Any transaction involving the acquisition or transfer of immovable property under these regulations shall be undertaken:

  1. through banking channels in India;
  2. subject to payment of applicable taxes and other duties/ levies in India
  3. No payment can be made either by traveller's cheque or by foreign currency
  4. notes.
 

Tax Implications

  1. Capital Gains Tax: Foreign nationals are subject to capital gains tax on the sale of property. Liability depends on the period for which the property was held, before being put on sale. If the holding period is more than 24 months, it is known as a long-term capital asset, and the gains are subject to long-term capital gains (LTCG) tax. If the property is held for 24 months or less, it is considered a short-term capital asset, and the gains are subject to short-term capital gains (STCG) tax.
  2. TDS: The transferee is required to deduct TDS at the time of credit to the account of the transferor or at the time of payment of such sum, whichever is earlier, at the rate of 1% if the seller has a PAN. If the seller does not have a PAN, TDS shall be deducted at the rate of 20%.
  3. 194-IA states that TDS shall be deducted on consideration for the transfer of immovable property. Consideration for the transfer of immovable property equals all charges in the nature of club membership, car parking fees, electricity or water facility fees, maintenance fees, advance fees, or any other charges of similar nature that are incidental to the transfer of immovable property.
  4. The buyer shall fill out Form 26QB using his PAN. It is mandatory for the seller to have a PAN too
  5. Filing of an Income Tax Return (ITR) in India is mandatory if income is earned from property (e.g., rent or sale proceeds).
  6. Form 15CA/15CB: Required for repatriation of funds outside India.

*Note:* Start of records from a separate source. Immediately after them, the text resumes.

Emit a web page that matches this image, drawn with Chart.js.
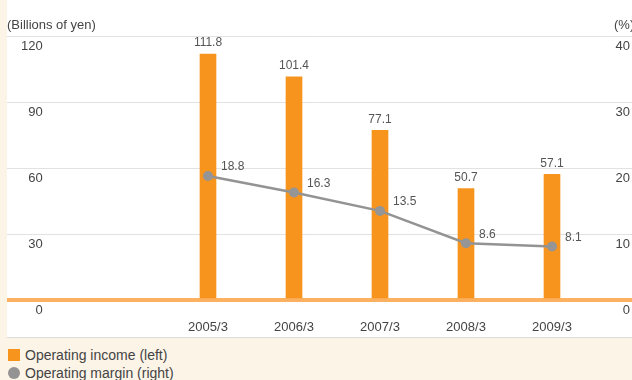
<!DOCTYPE html>
<html>
<head>
<meta charset="utf-8">
<script src="https://cdn.jsdelivr.net/npm/chart.js@4.4.0/dist/chart.umd.min.js"></script>
<style>
  html, body { margin: 0; padding: 0; }
  body { width: 632px; height: 380px; background: #fdf4e8; position: relative; overflow: hidden;
         font-family: "Liberation Sans", Arial, sans-serif; color: #444; }
  #panel { position: absolute; left: 7px; top: 0; width: 625px; height: 337px; background: #fff;
           border-bottom: 1px solid #dcdcdc; }
  #panel canvas { position: absolute; left: 0; top: 0; }
  .unit { position: absolute; top: 17px; font-size: 13px; color: #444; }
  #legend { position: absolute; left: 8px; top: 346px; font-size: 14px; color: #444; }
  #legend div { height: 18px; line-height: 18px; white-space: nowrap; }
  .sw { display: inline-block; width: 12px; height: 12px; margin-right: 5px; vertical-align: -1px; }
</style>
</head>
<body>
<div id="panel"><canvas id="myChart" width="625" height="337"></canvas></div>
<span class="unit" style="left:7px">(Billions of yen)</span>
<span class="unit" style="left:614px">(%)</span>
<div id="legend">
  <div><span class="sw" style="background:#f7941d"></span>Operating income (left)</div>
  <div><span class="sw" style="background:#939393;border-radius:6px"></span>Operating margin (right)</div>
</div>
<script>
// values
var categories = ['2005/3', '2006/3', '2007/3', '2008/3', '2009/3'];
var operatingIncome = [111.8, 101.4, 77.1, 50.7, 57.1];   // billions of yen
var operatingMargin = [18.8, 16.3, 13.5, 8.6, 8.1];       // %
var leftTicks = ['120', '\u200790', '\u200760', '\u200730', '\u2007\u20070'];

var incomeData = operatingIncome.map((v, i) => { return { x: i, y: v } });
var marginData = operatingMargin.map((v, i) => { return { x: i, y: v } });

// draws the numbers next to bars and points
var valueLabels = {
    id: 'valueLabels',
    afterDatasetsDraw(chart) {
        var ctx = chart.ctx;
        ctx.save();
        ctx.font = '12px "Liberation Sans", Arial, sans-serif';
        ctx.fillStyle = '#555';
        chart.data.datasets.forEach((ds, di) => {
            var meta = chart.getDatasetMeta(di);
            meta.data.forEach((el, i) => {
                var v = ds.data[i].y;
                if (ds.type === 'line') {
                    ctx.textAlign = 'left';
                    ctx.textBaseline = 'middle';
                    ctx.fillText(v.toFixed(1), el.x + 13, el.y - 9);
                } else {
                    ctx.textAlign = 'center';
                    ctx.textBaseline = 'bottom';
                    ctx.fillText(v.toFixed(1), el.x, el.y - 5);
                }
            });
        });
        ctx.restore();
    }
};

var ctx = document.getElementById('myChart');
var myChart = new Chart(ctx, {
    data: {
        datasets: [{
            type: 'bar',
            label: 'Operating income (left)',
            data: incomeData,
            backgroundColor: '#f7941d',
            barThickness: 16,
            yAxisID: 'y',
            order: 1
        }, {
            type: 'line',
            label: 'Operating margin (right)',
            data: marginData,
            borderColor: '#939393',
            backgroundColor: '#939393',
            borderWidth: 2.5,
            pointRadius: 5,
            pointBackgroundColor: '#959595',
            pointBorderWidth: 0,
            yAxisID: 'y1',
            order: 0
        }]
    },
    options: {
        responsive: false,
        animation: false,
        layout: { autoPadding: false, padding: { top: 36, left: 0, right: 0, bottom: 0 } },
        plugins: { legend: { display: false }, tooltip: { enabled: false } },
        scales: {
            x: {
                type: 'linear',
                offset: false,
                min: -201 / 86,
                max: 424 / 86,
                grid: { display: false, offset: false },
                border: { display: false },
                afterFit: (s) => { s.height = 37; s.paddingLeft = 0; s.paddingRight = 0; },
                ticks: {
                    stepSize: 1,
                    includeBounds: false,
                    autoSkip: false,
                    maxRotation: 0,
                    padding: 12,
                    color: '#444',
                    font: { size: 13, family: '"Liberation Sans", Arial, sans-serif' },
                    callback: (v) => Number.isInteger(v) && v >= 0 && v < categories.length ? categories[v] : ''
                }
            },
            y: {
                position: 'left',
                min: 0,
                max: 120,
                afterFit: (s) => { s.width = 0; },
                grid: {
                    drawTicks: false,
                    color: (c) => c.tick.value === 0 ? '#fbb160' : '#e2e2e2',
                    lineWidth: (c) => c.tick.value === 0 ? 4 : 1
                },
                border: { display: false },
                ticks: {
                    stepSize: 30,
                    mirror: true,
                    padding: 14,
                    labelOffset: 10,
                    color: '#444',
                    font: { size: 13, family: '"Liberation Sans", Arial, sans-serif' },
                    callback: (v, i) => leftTicks[leftTicks.length - 1 - i]
                }
            },
            y1: {
                position: 'right',
                min: 0,
                max: 40,
                afterFit: (s) => { s.width = 0; },
                grid: { display: false, drawTicks: false },
                border: { display: false },
                ticks: {
                    stepSize: 10,
                    mirror: true,
                    padding: -2,
                    labelOffset: 10,
                    color: '#444',
                    font: { size: 13, family: '"Liberation Sans", Arial, sans-serif' }
                }
            }
        }
    },
    plugins: [valueLabels]
});
</script>
</body>
</html>
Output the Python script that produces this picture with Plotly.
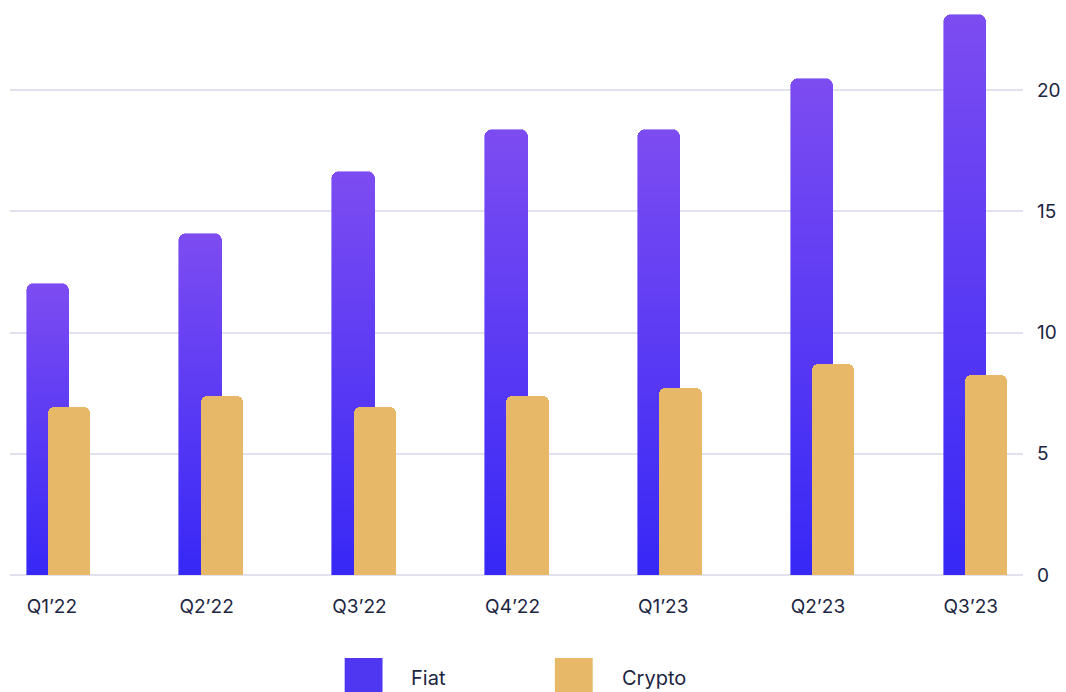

Key Considerations Before Investing

  1. Legal Due Diligence: Always verify property title, encumbrances, and ownership.
  2. Professional Advice: Engage legal and tax professionals familiar with Indian laws.
  3. Regulatory Compliance: Ensure compliance with FEMA, RBI, and local real estate laws.
  4. Verification of Seller/Developer: Crucial when investing in under-construction properties.

Documents Needed to Buy Properties in India

  • Passport
  • PAN (mandatory for property transactions in India)
  • OCI Card (if Applicable
  • Bank Account Details (preferably NRE/NRO/FCNR account)
  • Foreign Inward Remittance Certificate (FIRC) (if remitting funds for purchase)
  • Title deed, in the seller's name
  • Sanctioned building plan
  • Certificate of commencement
  • Occupancy Certificate
  • Receipts paid for tax
  • Encumbrance Certificate
  • Documents of khata/ mutation
 

Conclusion

India offers promising opportunities in the real estate sector, looking to maintain a financial or emotional link to their homeland. However, foreign nationals must navigate a complex legal landscape and adhere to specific restrictions and processes. With the right due diligence and professional support, property investment in India can be a fruitful venture for global investors.

Disclaimer: This article provides general information existing at the time of preparation and we take no responsibility to update it with subsequent changes in the law. The article is intended as a news update and Affluence Advisory neither assumes nor accepts any responsibility for any loss arising to any person acting or refraining from acting as a result of any material contained in this article. It is recommended that professional advice be taken based on specific facts and circumstances. This article does not substitute the need to refer to the original pronouncement.